#### [Given material]
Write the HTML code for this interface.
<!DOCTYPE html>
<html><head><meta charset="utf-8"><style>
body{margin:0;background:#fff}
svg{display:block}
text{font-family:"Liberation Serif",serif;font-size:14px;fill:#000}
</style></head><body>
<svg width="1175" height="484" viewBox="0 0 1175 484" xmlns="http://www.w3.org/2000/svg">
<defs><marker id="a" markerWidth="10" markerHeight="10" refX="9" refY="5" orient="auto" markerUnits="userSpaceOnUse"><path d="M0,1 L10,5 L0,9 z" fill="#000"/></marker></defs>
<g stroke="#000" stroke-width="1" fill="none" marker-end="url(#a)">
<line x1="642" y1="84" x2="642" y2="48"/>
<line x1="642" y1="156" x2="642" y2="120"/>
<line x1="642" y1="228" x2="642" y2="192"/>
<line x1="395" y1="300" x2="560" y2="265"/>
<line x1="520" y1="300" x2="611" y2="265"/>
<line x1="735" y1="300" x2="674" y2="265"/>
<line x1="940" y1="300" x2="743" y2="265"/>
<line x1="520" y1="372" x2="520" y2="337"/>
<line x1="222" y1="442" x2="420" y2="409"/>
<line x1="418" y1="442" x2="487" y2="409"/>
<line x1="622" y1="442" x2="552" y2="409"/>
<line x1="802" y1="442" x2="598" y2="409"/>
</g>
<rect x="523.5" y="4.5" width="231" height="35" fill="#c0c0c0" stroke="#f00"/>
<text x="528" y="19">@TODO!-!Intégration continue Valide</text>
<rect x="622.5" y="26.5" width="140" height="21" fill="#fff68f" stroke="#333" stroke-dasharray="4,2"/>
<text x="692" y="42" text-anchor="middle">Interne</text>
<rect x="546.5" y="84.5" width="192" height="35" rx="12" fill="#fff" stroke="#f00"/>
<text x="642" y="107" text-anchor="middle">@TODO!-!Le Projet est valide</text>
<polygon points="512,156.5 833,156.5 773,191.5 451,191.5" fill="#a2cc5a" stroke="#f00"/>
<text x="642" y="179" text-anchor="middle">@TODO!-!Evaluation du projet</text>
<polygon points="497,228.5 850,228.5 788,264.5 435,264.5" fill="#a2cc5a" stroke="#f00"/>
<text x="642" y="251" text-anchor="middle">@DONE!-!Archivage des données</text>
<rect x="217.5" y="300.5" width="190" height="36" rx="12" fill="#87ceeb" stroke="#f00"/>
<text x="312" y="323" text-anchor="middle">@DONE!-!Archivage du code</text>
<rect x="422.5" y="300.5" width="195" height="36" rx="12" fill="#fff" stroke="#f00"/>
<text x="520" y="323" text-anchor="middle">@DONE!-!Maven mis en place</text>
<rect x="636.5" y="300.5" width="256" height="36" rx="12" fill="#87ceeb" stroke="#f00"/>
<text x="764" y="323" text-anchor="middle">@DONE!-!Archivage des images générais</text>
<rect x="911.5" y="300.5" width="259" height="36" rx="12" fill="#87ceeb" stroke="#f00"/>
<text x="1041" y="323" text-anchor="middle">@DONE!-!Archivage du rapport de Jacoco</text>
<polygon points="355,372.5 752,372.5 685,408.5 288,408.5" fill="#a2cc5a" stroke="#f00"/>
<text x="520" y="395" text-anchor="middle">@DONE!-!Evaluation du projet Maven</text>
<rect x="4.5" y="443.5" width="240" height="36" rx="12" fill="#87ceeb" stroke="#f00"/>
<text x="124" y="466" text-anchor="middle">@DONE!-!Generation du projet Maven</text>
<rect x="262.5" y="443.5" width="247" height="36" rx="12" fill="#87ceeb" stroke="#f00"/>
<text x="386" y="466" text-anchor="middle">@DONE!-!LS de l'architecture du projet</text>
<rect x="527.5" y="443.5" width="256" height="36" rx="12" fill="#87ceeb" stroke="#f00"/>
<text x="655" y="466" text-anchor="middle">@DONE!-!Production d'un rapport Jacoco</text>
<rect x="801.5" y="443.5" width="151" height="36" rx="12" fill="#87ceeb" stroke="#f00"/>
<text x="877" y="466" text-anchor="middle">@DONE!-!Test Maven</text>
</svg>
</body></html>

#### [Exercise details]
What is the number of lines in the data that hold the string "code"? Answer with the number only.

#### [Answer to this problem]
2